なお「エア・ジョーダン8」には、野球のメジャーリーグに挑戦するジョーダンのために、ベースボールスパイクモデルも作成されました。ソール部分に金属パーツが搭載されているのが特徴です。これは一般向けにも45足限定で発売されました。
発売時期
1993年
ジョーダンの引退発表の後に発売されました。前述の通り、実際のNBAの舞台では見ることが叶わなかったモデルです。
ただし、ナイキとしてはジョーダン引退後も「エア・ジョーダン」ブランドの存続に社内で異論はなかったようで、逆に新たなメッセージを載せて、更に発展させていこう、という機運がでてきました。その現れの1つがソール部分に仕込まれた、各国の言葉の刻印。日本語でも「世界 スポーツ」と刻まれています。左右のソールを対称には作らず、独立したデザインで仕上げた意欲的なモデルでもありました。
ここに「エア・ジョーダン」が他のシグネチャーモデルとは一線を画した存在になったということを、うかがい知ることができます。通常のモデルであれば、シグネチャーを提供する選手が引退となれば、シューズ開発も終了してしまいます。しかし、ナイキは「エア・ジョーダン」をプレイヤーとしてのジョーダンから離脱させ、格を上げて、1つのシューズブランドとして成長させていくことを決断したのです。
このことは、「エア・ジョーダン」をバスケットボールという競技からさえも開放しました。15年後の2018年の仏サッカーチーム「パリ・サンジェルマン」とのスポンサー契約は世界に驚きを与えましたが、その萌芽はこの「9」に見ることができます。
「9」の発売と、現在に至るまで30年以上も「エア・ジョーダン」ブランドが継続していること、そして総合スポーツブランドとしての立ち位置。こうした点に「エア・ジョーダン」のシグニチャーモデルを超越した特異な性格が見て取れます。
ナイキの発売するシューズ・ウェア関連で、エア・ジョーダンは安定した売上を達成しています。
現在での人気
「9」は2020年までレトロ版をメインに、オリジナル以降も複数回販売されてきました。
比較的シンプルなシルエットと相まって人気の高いモデルと言えるでしょう。「8」のストイックさに比べれば、より履きやすく、より間口を広げたデザインをまとめたため「8」の対極に設定されたモデルと言えるかもしれません。「エア・ジョーダン」の販売チャネルの拡大意欲を意識させますね。
まとめ
いかがでしたか?今回はナイキの覚悟の表れとも言える、「エア・ジョーダン9」について解説しました。
ジョーダンにフォーカスしづらい環境、しかし「ジョーダン」としてのブランドは維持していく。
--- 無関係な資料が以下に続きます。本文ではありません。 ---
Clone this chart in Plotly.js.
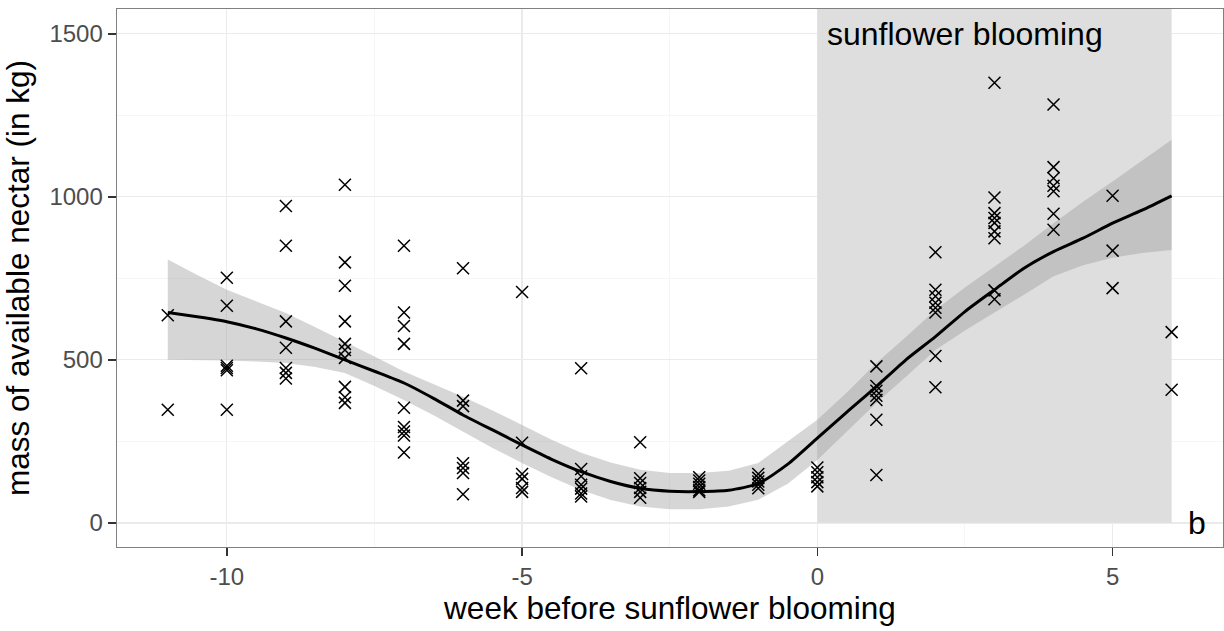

「9」の構想段階ですでに次期モデル「10」のことも話されていたことでしょう。「10」はアニバーサリーモデルとして派手なキャンペーンも模索されていました。このビッグなモデルへのつなぎとして「9」が開発された向きもありますが、しかし「9」で採用されたデザインやテクノロジーは確実に次期モデル以降へと継承されていきました。現在から俯瞰しても、シリーズラインの中でとりわけ重要なモデルなのです。
前述の通り、レトロ版が多く販売されたこともあり、他モデルに比べるとバリエーションが豊富な「9」。ぜひチェックしてみて下さい。